Hightech-Recycling mit Phagen
Biotechnologen aus Dresden und Freiberg haben ein Verfahren entwickelt, um Seltene Erden aus Elektronikschrott zurückzugewinnen.
Ohne sie gäbe es keine Elektromotoren, keine Smartphones und keine Plasmabildschirme: Schlüsselmetalle wie Terbium, Cer und Europium – sogenannte Seltene Erden – sind aus unserem Alltag nicht mehr wegzudenken. Weil sie, wie der Name sagt, knappe Ressourcen sind, kommt ihrem Recycling eine besondere Bedeutung zu. Zwar steigen die Sammelquoten defekter Energiesparlampen und Handys seit Jahren an. Die Rückgewinnung der wertvollen Hightechmetalle ist schwierig, denn sie liegen nur in geringen Konzentrationen vor. Forscher des Helmholtz-Zentrums Dresden-Rossendorf (HZDR) und der TU Bergakademie Freiberg haben jetzt ein biotechnologisches Verfahren vorgestellt, das diese Herausforderung bewältigt.

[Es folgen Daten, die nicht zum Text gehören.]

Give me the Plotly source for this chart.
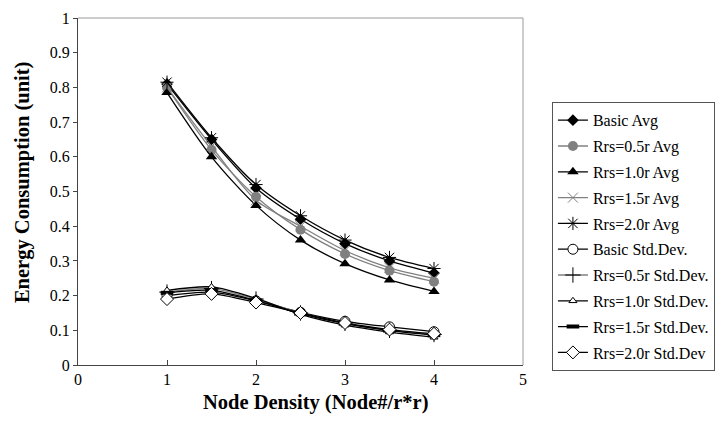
import plotly.graph_objects as go

x = [1, 1.5, 2, 2.5, 3, 3.5, 4]

basic_avg = [0.810, 0.650, 0.510, 0.420, 0.350, 0.300, 0.265]
rrs05_avg = [0.800, 0.620, 0.485, 0.390, 0.320, 0.272, 0.240]
rrs10_avg = [0.785, 0.600, 0.460, 0.360, 0.292, 0.245, 0.212]
rrs15_avg = [0.800, 0.630, 0.475, 0.400, 0.330, 0.280, 0.250]
rrs20_avg = [0.815, 0.655, 0.520, 0.430, 0.360, 0.310, 0.278]

basic_sd = [0.200, 0.210, 0.185, 0.152, 0.126, 0.110, 0.096]
rrs05_sd = [0.210, 0.220, 0.190, 0.150, 0.120, 0.100, 0.088]
rrs10_sd = [0.215, 0.225, 0.192, 0.146, 0.115, 0.095, 0.080]
rrs15_sd = [0.208, 0.215, 0.186, 0.148, 0.119, 0.099, 0.086]
rrs20_sd = [0.190, 0.205, 0.180, 0.150, 0.121, 0.102, 0.090]

names = ["Basic Avg", "Rrs=0.5r Avg", "Rrs=1.0r Avg", "Rrs=1.5r Avg", "Rrs=2.0r Avg",
         "Basic Std.Dev.", "Rrs=0.5r Std.Dev.", "Rrs=1.0r Std.Dev.", "Rrs=1.5r Std.Dev.",
         "Rrs=2.0r Std.Dev"]
series = [basic_avg, rrs05_avg, rrs10_avg, rrs15_avg, rrs20_avg,
          basic_sd, rrs05_sd, rrs10_sd, rrs15_sd, rrs20_sd]

x_title = "Node Density (Node#/r*r)"
y_title = "Energy Consumption (unit)"

styles = [
    dict(lc="black", m=dict(symbol="diamond", size=9, color="black")),
    dict(lc="#808080", m=dict(symbol="circle", size=10, color="#808080")),
    dict(lc="black", m=dict(symbol="triangle-up", size=10, color="black")),
    dict(lc="#808080", m=dict(symbol="x-thin-open", size=10, color="#808080", line=dict(width=1, color="#808080"))),
    dict(lc="black", m=dict(symbol="asterisk-open", size=11, color="black", line=dict(width=1, color="black"))),
    dict(lc="black", m=dict(symbol="circle", size=10, color="white", line=dict(width=1, color="black"))),
    dict(lc="#808080", m=dict(symbol="cross-thin-open", size=11, color="black", line=dict(width=1, color="black"))),
    dict(lc="black", m=dict(symbol="triangle-up", size=7, color="white", line=dict(width=1, color="black"))),
    dict(lc="black", m=dict(symbol="line-ew-open", size=9, color="black", line=dict(width=4, color="black"))),
    dict(lc="black", m=dict(symbol="diamond", size=10, color="white", line=dict(width=1, color="black"))),
]

fig = go.Figure()
for i, (n, s, st) in enumerate(zip(names, series, styles)):
    fig.add_trace(go.Scatter(
        x=x, y=s, name=n, mode="lines+markers", legendgroup=f"g{i}",
        line=dict(color=st["lc"], width=1.3, shape="spline", smoothing=0.8),
        marker=st["m"],
    ))

font = "Liberation Serif, Times New Roman, serif"
fig.update_layout(
    width=727, height=424,
    margin=dict(l=78, r=204, t=10, b=59),
    paper_bgcolor="white", plot_bgcolor="white",
    font=dict(family=font, size=15, color="black"),
    showlegend=True,
    legend=dict(
        x=1.065, y=0.757, xanchor="left", yanchor="top",
        bordercolor="#555555", borderwidth=1,
        font=dict(family=font, size=16, color="black"),
        traceorder="grouped", tracegroupgap=2, itemwidth=30,
    ),
    xaxis=dict(
        range=[0, 5], dtick=1, tick0=0, showgrid=False, zeroline=False,
        showline=True, linecolor="#444444", linewidth=1.2,
        ticks="inside", ticklen=5, tickcolor="#444444",
        tickfont=dict(family=font, size=16),
    ),
    yaxis=dict(
        range=[0, 1], dtick=0.1, showgrid=False, zeroline=False,
        showline=True, linecolor="#444444", linewidth=1.2,
        ticks="outside", ticklen=4, tickcolor="#444444",
        tickfont=dict(family=font, size=16),
    ),
    annotations=[
        dict(text=f"<b>{x_title}</b>", xref="paper", yref="paper", x=0.534, y=-0.107,
             xanchor="center", yanchor="middle", showarrow=False,
             font=dict(family=font, size=20.5, color="black")),
        dict(text=f"<b>{y_title}</b>", xref="paper", yref="paper", x=-0.126, y=0.527,
             xanchor="center", yanchor="middle", showarrow=False, textangle=-90,
             font=dict(family=font, size=20.5, color="black")),
    ],
)
fig.add_shape(type="line", xref="paper", yref="paper", x0=0, x1=1, y0=1, y1=1,
              line=dict(color="#999999", width=1))
fig.add_shape(type="line", xref="paper", yref="paper", x0=1, x1=1, y0=0, y1=1,
              line=dict(color="#999999", width=1))

fig.write_html("out.html")
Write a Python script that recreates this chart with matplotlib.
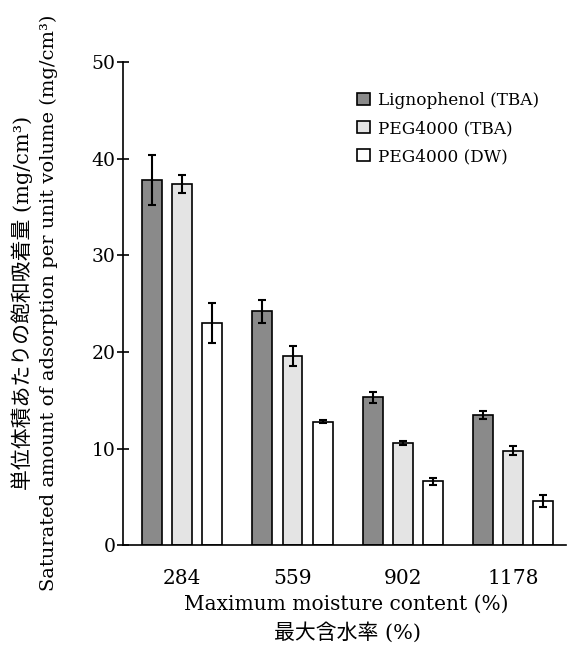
import numpy as np
import matplotlib
matplotlib.use('Agg')
import matplotlib.pyplot as plt

# data
moisture = ['284', '559', '902', '1178']
series = ['Lignophenol (TBA)', 'PEG4000 (TBA)', 'PEG4000 (DW)']
ligno = [37.8, 24.2, 15.3, 13.5]
ligno_err = [2.6, 1.15, 0.6, 0.4]
peg_tba = [37.4, 19.6, 10.6, 9.8]
peg_tba_err = [0.95, 1.0, 0.2, 0.45]
peg_dw = [23.0, 12.8, 6.6, 4.6]
peg_dw_err = [2.05, 0.15, 0.4, 0.6]

plt.rcParams['font.family'] = ['DejaVu Serif', 'Noto Sans CJK JP']

fig = plt.figure(figsize=(5.72, 6.49), dpi=100)
ax = fig.add_axes([0.215, 0.160, 0.775, 0.744])

x = np.arange(len(moisture))
step = 0.273
width = 0.18
colors = ['#8a8a8a', '#e4e4e4', 'white']
vals = [ligno, peg_tba, peg_dw]
errs = [ligno_err, peg_tba_err, peg_dw_err]

for i in range(3):
    ax.bar(x + (i - 1) * step, vals[i], width, color=colors[i], edgecolor='black',
           linewidth=1.2, label=series[i],
           yerr=errs[i], capsize=3, error_kw={'elinewidth': 1.5, 'capthick': 1.5, 'ecolor': 'black'})

ax.set_ylim(0, 50)
ax.set_xlim(-0.536, 3.48)
ax.set_yticks([0, 10, 20, 30, 40, 50])
ax.set_xticks(x)
ax.set_xticklabels(moisture)
ax.tick_params(axis='y', direction='inout', length=8, width=1.2, labelsize=13.5, pad=1.5)
ax.tick_params(axis='x', length=0, labelsize=14.5, pad=17)
ax.spines['top'].set_visible(False)
ax.spines['right'].set_visible(False)
ax.spines['left'].set_linewidth(1.2)
ax.spines['bottom'].set_linewidth(1.2)

# y label: two lines centred on the axis
ymid = 1 - 303 / 649
fig.text(22 / 572, ymid, '単位体積あたりの飽和吸着量 (mg/cm³)', rotation=90,
         ha='center', va='center', fontsize=15)
fig.text(49 / 572, ymid, 'Saturated amount of adsorption per unit volume (mg/cm³)',
         rotation=90, ha='center', va='center', fontsize=14)

fig.text(346 / 572, 1 - 604 / 649, 'Maximum moisture content (%)', ha='center', va='center',
         fontsize=14.5)
fig.text(347 / 572, 1 - 632 / 649, '最大含水率 (%)', ha='center', va='center', fontsize=15)

ax.legend(loc='upper left', bbox_to_anchor=(357 / 572, 1 - 92 / 649),
          bbox_transform=fig.transFigure, frameon=False, fontsize=12.2,
          handlelength=0.75, handleheight=0.75, handletextpad=0.5, labelspacing=0.65,
          borderpad=0, borderaxespad=0)

plt.savefig('out.png', dpi=100)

Phagen-Display-Methode als Angel
Die Forscher verwenden dazu die in diesem Jahr mit dem Nobelpreis für Chemie ausgezeichnete Phagen-Display-Methode. Als Bakteriophagen bezeichnen Biologen auf Bakterien spezialisierte Viren. Mit molekularbiologischen Verfahren lassen sich an diesen Phagen kurze Peptidketten – die Bausteine für Eiweiße – anbringen. „Die Peptide können kleine Taschen formen, in die bestimmte Mini-Strukturen passen“, erklärt Franziska Lederer, Biologin am HZDR. Je nach Kombination der Peptide lassen sich so rund eine Milliarde unterschiedlich geformter Taschen erzeugen, auch solche, in die spezifisch ein Seltene-Erden-Element passt.
Bringt man diese Vielzahl an Phagen über einer Probe mit einem Element der Seltenen Erden aus, binden dort jene mit den passenden Taschen. Diese speziellen Phagen können nun analysiert und gezielt hergestellt werden, um künftig genau dieses Element aus Elektroabfällen herauszuangeln.
So angeln Eiweißbruchstücke Seltene Erden: Um die Peptide gezielt für ein Zielmaterial anzufertigen, setzt die Nachwuchsgruppe „BioKollekt“ am HZDR auf Bakteriophagen.
Einfache Rückgewinnung der Phagen
Um die Phagen mit ihrer Beute wieder einzusammeln, lassen sich die Phagen mit kleinen magnetischen Teilchen oder Styroporkügelchen versehen. Im ersten Fall genügt dann ein Magnet, im zweiten schwimmen die Phagen an der Oberfläche, wenn man Wasser hinzugibt. Entfernt man die „Beute“, lassen sich die Phagen erneut verwenden, um Seltene Erden zu angeln. „Mit dieser Methode können wir spezifische Peptide für unterschiedliche Seltene Erden, aber auch für wichtige Metalle wie Kupfer, Gold oder verschiedene Platin-Metalle gewinnen und mit ihnen die jeweiligen Substanzen aus sehr verdünnten und komplexen Gemischen extrahieren“, resümiert Lederer.
Auch für Erze und Kunststoffe geeignet
Darüber hinaus könnten mit dieser Methode auch Erzrückstände aus dem Abraum von Bergwerken gewonnen werden oder unterschiedliche Kunststoffe aus Kunststoffmischungen sortenrein recycelt werden, so die Hoffnung der Forscher. Bis die innovative Methode für eine kommerzielle Anwendung ausgereift ist, dürfte es jedoch noch eine Weile dauern. Zunächst einmal hat das Team seine Ergebnisse im Fachjournal „Research in Microbiology“ vorgestellt.